By following through with these objectives, this presenta­tion attempts to reduce some of the confusion surrounding the whole topic of BPR. Furthermore, it tries to help managers maximize their chances of successfully taking advantage of the capabilities offered by BPR.

Why Business Process Reengineering Now?

The primary focus of BPR is the process. Why focus process? There are several important reasons for being concerned about processes. First, it is important for us to

understand that processes are central to every enterprise and every business endeavor. Firms are not defined by their products. The hamburger produced by McDonalds, for example, is not really that different from the hamburger made by one its major competitors (e.g., Wendy's or Burger King). What differentiates McDonald from its competitors is the process by which the hamburger was made and delivered to its customer. In other words, we can think of products as being bundles of attributes. These attributes which pertain to the four foundations of value: lead time, quality, cost and flexibility, are shaped by the processes designed and built into the firm. If we want to change the product, we must ultimately change the process by which the product is generated. This is the realization that led a company like Taco Bell to revise its entire process of delivering fast food in its restaurants. Another way of looking at processes and their importance is to think about Toyota's success with Just-in-Time (JIT) Manufacturing. One reason that it has been so successful can be found in its process.

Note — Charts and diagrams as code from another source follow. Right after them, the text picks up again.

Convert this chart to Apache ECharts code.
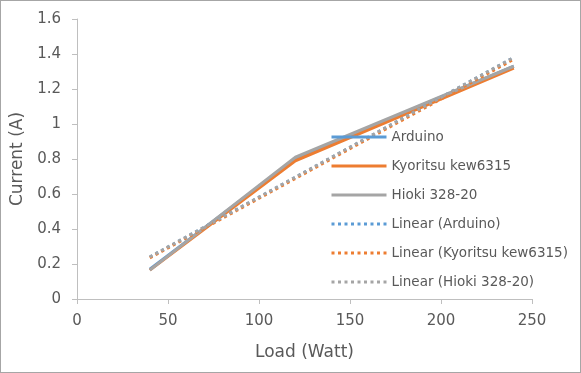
<!DOCTYPE html>
<html><head><meta charset="utf-8">
<script src="https://cdn.jsdelivr.net/npm/echarts@6/dist/echarts.min.js"></script>
<style>html,body{margin:0;padding:0;background:#fff}#c{width:579px;height:371px;border:1px solid #a6a6a6}</style>
</head><body><div id="c"></div>
<script>
const loads = [40, 120, 240];
const arduino = [0.17, 0.80, 1.33];
const kyoritsu = [0.165, 0.79, 1.32];
const hioki = [0.165, 0.81, 1.33];
const trendX = [40, 240];
const trendArduino = [0.24, 1.38];
const trendKyoritsu = [0.235, 1.37];
const trendHioki = [0.24, 1.38];
const xTicks = [0, 50, 100, 150, 200, 250];

const pair = (xs, ys) => xs.map((x, i) => [x, ys[i]]);
const txt = '#595959';
const FF = 'DejaVu Sans';
const solid = (name, data, color) => ({name, type:'line', data: pair(loads, data), symbol:'none',
  lineStyle:{color, width:3}, itemStyle:{color}});
const dotted = (name, data, color) => ({name, type:'line', data: pair(trendX, data), symbol:'none',
  lineStyle:{color, width:3, type:[3,3.5]}, itemStyle:{color}});
const chart = echarts.init(document.getElementById('c'));
chart.setOption({
  animation:false,
  grid:{left:76, right:48, top:18, bottom:73},
  legend:{orient:'vertical', left:324, top:124, itemWidth:55, itemHeight:14, itemGap:15,
    itemStyle:{opacity:0, borderWidth:0}, lineStyle:{width:3},
    textStyle:{color:txt, fontSize:13.5, fontFamily:FF}},
  xAxis:{type:'value', min:xTicks[0], max:xTicks[xTicks.length-1], interval:50,
    name:'Load (Watt)', nameLocation:'middle', nameGap:45,
    nameTextStyle:{color:txt, fontSize:17, fontFamily:FF},
    axisLine:{show:true, lineStyle:{color:'#bfbfbf'}}, axisTick:{show:true, length:5, lineStyle:{color:'#bfbfbf'}},
    splitLine:{show:false}, axisLabel:{color:txt, fontSize:15, fontFamily:FF, margin:15}},
  yAxis:{type:'value', min:0, max:1.6, interval:0.2,
    name:'Current (A)', nameLocation:'middle', nameGap:50,
    nameTextStyle:{color:txt, fontSize:17, fontFamily:FF},
    axisLine:{show:true, lineStyle:{color:'#bfbfbf'}}, axisTick:{show:true, length:5, lineStyle:{color:'#bfbfbf'}},
    splitLine:{show:false}, axisLabel:{color:txt, fontSize:15, fontFamily:FF, margin:16}},
  series:[
    solid('Arduino', arduino, '#5b9bd5'),
    solid('Kyoritsu kew6315', kyoritsu, '#ed7d31'),
    solid('Hioki 328-20', hioki, '#a5a5a5'),
    dotted('Linear (Arduino)', trendArduino, '#5b9bd5'),
    dotted('Linear (Kyoritsu kew6315)', trendKyoritsu, '#ed7d31'),
    dotted('Linear (Hioki 328-20)', trendHioki, '#a5a5a5')
  ]
});
</script></body></html>
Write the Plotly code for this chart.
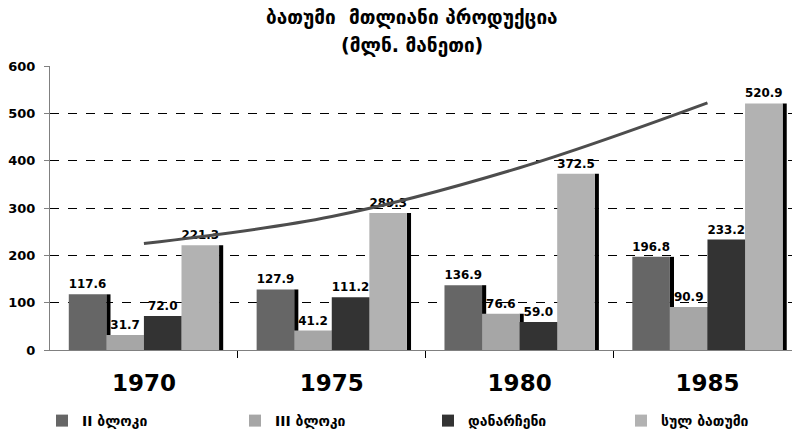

Second, every firm consists of at least eight major pro­cesses: (1) the strategic management process, (2) the innovation process, (3) the customer service process, (4) the resource management process (of which procedures such as MRP and shop floor control are part), (5) supply chain management process, (6) logistics management process, (7) measurement process and (8) other supporting pro­cesses. In short, firms are bundles of processes. Nearly everything that happens within the firm is the result of a process.

Third, customers themselves are becoming aware of the importance of processes. When customers ask the firm to show the process by which orders are accepted and filled,
what they are asking is that the firm show that it under­ stands its processes and that it has these processes under control. After all, a process that is understood, documented and under control is by its very nature more predictable and reliable.